No fim das contas Na Época do Ragtime prova-se um filme médio, que caiu no limbo do esquecimento, dentro da carreira de seu diretor. Forman, diretor de poucos filmes, escorregou feio com esta obra. Fazer o que? Nada. De toda forma, Na Época do Ragtime, com suas boas atuações (destaque para Elizabeth McGovern, que apenas alguns anos mais tarde estrelaria a obra-prima de Sergio Leone, Era Uma Vez na América, interpretando um papel similar), serviu de preparação para Forman produzir seu filme mais poderoso: Amadeus.
Por Victor Bruno
3 comentários:
Não lí muita coisa da literatura norte americana, mas me parece que o livro que originou este filme é muito bom.

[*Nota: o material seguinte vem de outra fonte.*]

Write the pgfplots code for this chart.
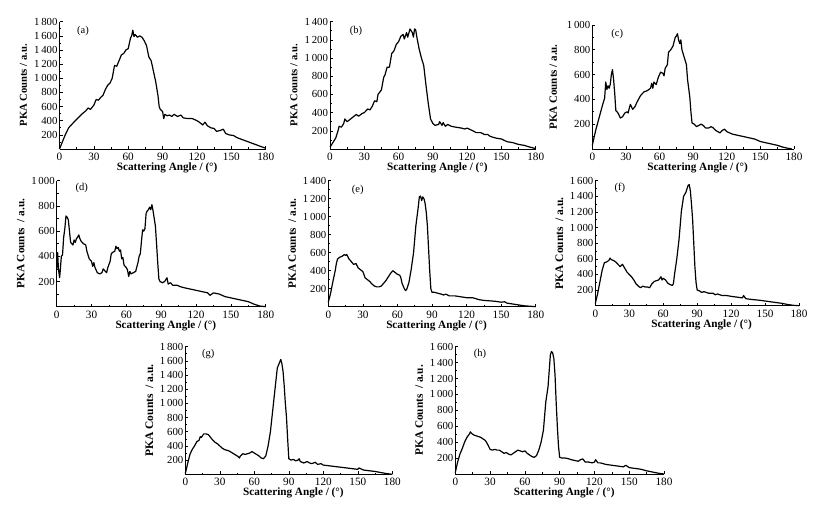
\documentclass[border=0pt]{standalone}
\usepackage{fontspec}
\setmainfont{Liberation Serif}
\usepackage{pgfplots}
\pgfplotsset{compat=1.18}
\pgfplotsset{pka/.style={
  scale only axis, axis lines=left, axis line style={-, line width=0.7pt},
  xmin=0, xmax=180, ymin=0, no marks,
  xtick={0,30,...,180}, minor xtick={15,45,...,165},
  tick align=inside, major tick length=3pt, minor tick length=1.8pt,
  tick style={line width=0.6pt, black},
  /pgf/number format/assume math mode=true,
  /pgf/number format/1000 sep={\,},
  xticklabel style={font=\fontsize{11.2}{13}\selectfont, inner sep=0pt, yshift=-4pt},
  yticklabel style={font=\fontsize{10.8}{12}\selectfont, inner sep=1.8pt},
  xlabel={Scattering Angle / (°)},
  xlabel style={at={([yshift=-13.5pt]axis description cs:0.522,0)}, anchor=north, inner sep=0pt, font=\bfseries\fontsize{11.2}{13}\selectfont},
  ylabel style={at={([xshift=-36pt]axis description cs:0,0.5)}, anchor=center, inner sep=0pt},
  every axis plot post/.append style={black, line width=1.2pt, line join=round, mark=none},
  clip=false,
}}
\begin{document}
\begin{tikzpicture}
\useasboundingbox (0,0) rectangle (819pt,506pt);
% (a)
\begin{axis}[pka, at={(59.5pt,357pt)}, anchor=south west, width=206.2pt, height=127.3pt,
  ymax=1800, ytick={200,400,...,1800}, minor ytick={100,300,...,1700},
  ylabel={PKA Counts / a.u.}, ylabel style={font=\bfseries\fontsize{10.6}{12}\selectfont}]
\addplot coordinates {(0,0) (5,200) (8,300) (12,370) (15,420) (20,500) (23,540) (25,580) (27,560) (30,620) (32,700) (34,690) (36,730) (38,760) (40,840) (42,900) (44,930) (46,1000) (48,1180) (50,1170) (52,1250) (54,1330) (56,1350) (58,1400) (60,1420) (62,1570) (63,1600) (64,1680) (65,1590) (66,1620) (68,1580) (70,1600) (72,1580) (74,1530) (76,1460) (78,1300) (80,1250) (82,1100) (84,950) (86,750) (87,600) (88,560) (90,530) (91,430) (92,490) (94,470) (96,480) (98,460) (100,490) (103,460) (106,480) (108,440) (112,430) (116,430) (120,400) (122,380) (125,340) (127,380) (129,330) (132,300) (135,290) (137,250) (140,260) (143,280) (145,220) (148,200) (152,190) (155,160) (160,130) (165,100) (170,70) (175,40) (180,10)};
\node at (rel axis cs:0.114,0.93) {\fontsize{10.5}{12}\selectfont (a)};
\end{axis}
% (b)
\begin{axis}[pka, at={(330pt,357pt)}, anchor=south west, width=205.7pt, height=127.3pt,
  ymax=1400, ytick={200,400,...,1400}, minor ytick={100,300,...,1300},
  ylabel={PKA Counts / a.u.}, ylabel style={font=\bfseries\fontsize{10.6}{12}\selectfont}]
\addplot coordinates {(0,20) (3,80) (5,120) (7,200) (8,250) (10,240) (12,280) (13,330) (15,300) (18,330) (20,350) (23,380) (25,360) (28,390) (30,400) (33,440) (35,430) (37,470) (39,530) (41,520) (42,600) (45,650) (47,790) (48,810) (50,900) (52,900) (54,1050) (56,1080) (58,1150) (60,1180) (62,1240) (64,1260) (65,1210) (67,1280) (68,1230) (70,1320) (72,1280) (73,1230) (74,1320) (75,1310) (76,1230) (78,1100) (80,1000) (82,920) (84,700) (86,500) (88,330) (90,280) (92,260) (95,270) (96,300) (98,260) (99,290) (101,250) (103,270) (106,250) (110,240) (115,230) (118,220) (120,230) (125,200) (128,180) (132,180) (135,160) (138,160) (140,140) (145,120) (150,110) (155,80) (160,70) (165,50) (170,40) (175,20) (180,5)};
\node at (rel axis cs:0.126,0.93) {\fontsize{10.5}{12}\selectfont (b)};
\end{axis}
% (c)
\begin{axis}[pka, at={(592.3pt,357pt)}, anchor=south west, width=201.7pt, height=124pt,
  ymax=1000, ytick={200,400,...,1000}, minor ytick={100,300,...,900},
  ylabel={PKA Counts / a.u.}, ylabel style={at={([xshift=-39pt]axis description cs:0,0.5)}, font=\bfseries\fontsize{11}{12}\selectfont}]
\addplot coordinates {(0,30) (3,150) (6,250) (9,350) (11,410) (12,540) (13,480) (14,510) (15,490) (16,520) (17,600) (18,640) (19,560) (20,450) (21,310) (22,300) (23,290) (25,250) (27,260) (29,290) (31,300) (32,290) (33,330) (34,360) (35,340) (36,320) (38,340) (40,380) (43,430) (46,460) (49,470) (52,490) (53,530) (54,490) (55,540) (57,520) (59,580) (61,620) (63,610) (64,590) (65,650) (67,680) (68,780) (70,800) (72,830) (74,900) (75,910) (76,930) (77,880) (78,850) (79,880) (80,800) (82,740) (84,680) (85,560) (87,420) (88,300) (89,210) (91,200) (93,180) (95,190) (97,200) (99,190) (101,170) (104,170) (106,180) (108,170) (110,150) (112,140) (114,130) (116,150) (118,160) (120,140) (125,120) (130,110) (135,100) (140,90) (145,80) (150,60) (155,50) (160,40) (165,30) (170,15) (175,5) (178,0)};
\node at (rel axis cs:0.124,0.925) {\fontsize{10.5}{12}\selectfont (c)};
\end{axis}
% (d)
\begin{axis}[pka, at={(56.7pt,199.3pt)}, anchor=south west, width=209pt, height=126pt,
  ymax=1000, ytick={200,400,...,1000}, minor ytick={100,300,...,900},
  ylabel={PKA Counts \ / a.u.}, ylabel style={font=\bfseries\fontsize{11.2}{12}\selectfont}]
\addplot coordinates {(0,300) (0.8,430) (1.5,300) (2.5,230) (3,280) (4,400) (5,410) (6,550) (7,620) (8,720) (9,710) (10,690) (11,600) (12,510) (13,500) (14,490) (15,530) (16,510) (17,540) (18,550) (19,570) (20,540) (21,520) (23,500) (25,490) (26,440) (28,380) (30,360) (31,320) (32,350) (33,310) (35,270) (37,260) (39,270) (40,300) (41,290) (43,270) (44,310) (46,360) (47,420) (48,430) (50,440) (51,480) (52,460) (53,470) (54,440) (55,450) (56,380) (57,390) (58,330) (60,310) (61,290) (62,240) (63,280) (64,260) (66,270) (68,280) (70,350) (71,400) (72,420) (73,520) (74,610) (75,600) (76,620) (77,740) (78,760) (79,770) (80,790) (81,770) (82,810) (83,760) (84,700) (85,640) (86,500) (87,350) (88,220) (89,200) (91,190) (93,200) (95,230) (96,180) (98,190) (100,170) (104,170) (106,160) (110,150) (115,140) (120,130) (125,120) (130,110) (132,90) (135,110) (140,100) (145,80) (150,70) (155,60) (160,50) (165,40) (170,20) (175,5) (180,0)};
\node at (rel axis cs:0.12,0.94) {\fontsize{10.5}{12}\selectfont (d)};
\end{axis}
% (e)
\begin{axis}[pka, at={(328.3pt,199.3pt)}, anchor=south west, width=207.4pt, height=126pt,
  ymax=1400, ytick={200,400,...,1400}, minor ytick={100,300,...,1300},
  ylabel={PKA Counts \ / a.u.}, ylabel style={font=\bfseries\fontsize{11.2}{12}\selectfont}]
\addplot coordinates {(0,50) (2,150) (4,280) (6,400) (7,480) (8,530) (10,550) (12,560) (14,580) (15,570) (16,580) (18,530) (20,500) (22,470) (24,480) (26,430) (28,410) (30,390) (32,320) (34,300) (36,280) (38,250) (40,230) (42,220) (44,220) (46,230) (48,260) (50,290) (52,330) (54,370) (56,400) (58,380) (60,360) (62,350) (63,320) (64,260) (66,200) (67,180) (68,190) (70,270) (72,420) (74,600) (76,900) (78,1100) (79,1220) (80,1230) (81,1180) (82,1220) (83,1200) (84,1150) (85,1050) (86,900) (87,650) (88,400) (89,200) (90,160) (92,160) (95,150) (98,140) (100,130) (102,140) (105,120) (110,120) (115,110) (120,100) (125,100) (128,90) (130,80) (135,70) (140,65) (145,60) (150,50) (153,55) (155,40) (160,30) (165,20) (170,10) (175,5) (180,0)};
\node at (rel axis cs:0.142,0.93) {\fontsize{10.5}{12}\selectfont (e)};
\end{axis}
% (f)
\begin{axis}[pka, at={(595.3pt,200.3pt)}, anchor=south west, width=203.7pt, height=125pt,
  ymax=1600, ytick={200,400,...,1600}, minor ytick={100,300,...,1500},
  ylabel={PKA Counts \ / a.u.}, ylabel style={font=\bfseries\fontsize{11.5}{12}\selectfont}]
\addplot coordinates {(0,30) (2,150) (4,300) (6,450) (8,550) (10,560) (12,580) (13,610) (14,590) (16,580) (18,560) (20,530) (22,500) (24,530) (26,480) (28,430) (30,400) (32,370) (34,330) (36,280) (38,250) (40,230) (42,250) (44,240) (46,240) (48,230) (50,280) (52,310) (54,320) (56,330) (58,370) (59,330) (60,350) (62,330) (64,290) (66,270) (68,260) (69,280) (70,400) (72,600) (74,850) (76,1200) (78,1400) (80,1450) (82,1540) (83,1550) (84,1470) (85,1300) (86,1100) (87,800) (88,500) (89,300) (90,200) (92,190) (94,170) (96,180) (98,170) (100,160) (104,160) (106,140) (108,150) (112,130) (116,130) (120,120) (125,110) (130,100) (131,130) (133,90) (138,80) (145,70) (150,60) (155,50) (160,40) (165,30) (170,15) (175,5) (180,0)};
\node at (rel axis cs:0.121,0.94) {\fontsize{10.5}{12}\selectfont (f)};
\end{axis}
% (g)
\begin{axis}[pka, at={(185.3pt,31.7pt)}, anchor=south west, width=207pt, height=127.6pt,
  ymax=1800, ytick={200,400,...,1800}, minor ytick={100,300,...,1700},
  ylabel={PKA Counts \ / a.u.}, ylabel style={font=\bfseries\fontsize{11.5}{12}\selectfont}]
\addplot coordinates {(0,10) (2,150) (4,280) (6,350) (8,400) (10,460) (12,480) (13,530) (14,520) (16,570) (18,570) (20,560) (22,520) (24,480) (26,450) (28,430) (30,400) (32,370) (34,350) (36,340) (38,330) (40,310) (42,290) (44,270) (46,250) (47,230) (48,260) (50,290) (52,280) (54,290) (56,300) (58,320) (60,300) (62,280) (64,260) (66,230) (68,220) (70,260) (72,400) (74,600) (76,900) (78,1200) (80,1500) (82,1580) (83,1620) (84,1560) (85,1450) (86,1250) (87,1000) (88,800) (89,500) (90,220) (92,200) (94,210) (96,190) (98,200) (99,220) (100,180) (103,160) (106,180) (108,160) (110,150) (113,170) (115,140) (118,150) (120,130) (125,120) (130,110) (135,100) (140,90) (145,80) (150,70) (151,90) (155,60) (160,50) (165,40) (170,25) (175,10) (180,0)};
\node at (rel axis cs:0.111,0.94) {\fontsize{10.5}{12}\selectfont (g)};
\end{axis}
% (h)
\begin{axis}[pka, at={(455.3pt,32pt)}, anchor=south west, width=208.7pt, height=127.3pt,
  ymax=1600, ytick={200,400,...,1600}, minor ytick={100,300,...,1500},
  ylabel={PKA Counts \ / a.u.}, ylabel style={font=\bfseries\fontsize{11.3}{12}\selectfont}]
\addplot coordinates {(0,20) (2,150) (4,250) (6,320) (8,400) (10,460) (12,500) (13,530) (14,510) (16,490) (18,480) (20,470) (22,460) (24,440) (26,420) (28,370) (30,310) (32,300) (34,310) (36,300) (38,300) (40,280) (42,260) (44,270) (46,250) (48,240) (50,260) (52,280) (54,300) (56,290) (58,280) (60,290) (62,260) (64,240) (66,220) (68,210) (70,230) (72,300) (74,400) (76,550) (78,900) (80,1100) (81,1300) (82,1500) (83,1540) (84,1520) (85,1450) (86,1250) (87,900) (88,600) (89,350) (90,210) (92,200) (95,200) (98,190) (100,180) (103,170) (106,160) (108,180) (110,190) (112,150) (115,150) (118,140) (120,150) (121,180) (123,140) (125,140) (130,120) (135,110) (140,100) (145,90) (147,110) (150,80) (155,70) (160,60) (165,40) (170,25) (175,10) (180,0)};
\node at (rel axis cs:0.118,0.94) {\fontsize{10.5}{12}\selectfont (h)};
\end{axis}
\end{tikzpicture}
\end{document}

Estou conhecendo o blog agora, Victor, e gostando bastante. Sou muito fã do Forman, e tenho curiosidade quanto ao RAGTIME. Seu texto me animou por um lado, mas as críticas quanto a irregularidade da narrativa me fizeram pensar um pouco antes de assisti-lo. Mas como é Forman, acho que vai valer a pena de qualquer forma.
Não lí muita coisa da literatura norte americana, mas me parece que o livro que originou este filme é muito bom.
O livro é excelente. Recomendo a leitura. Ele está disponível na coleção Best Seller, por um preço bem acessível -- cerca de 12 reais, se não estiver enganado.
Wallace,
Eu recomendo. Não é uma obra-prima, mas diverte e serve como bom entretenimento.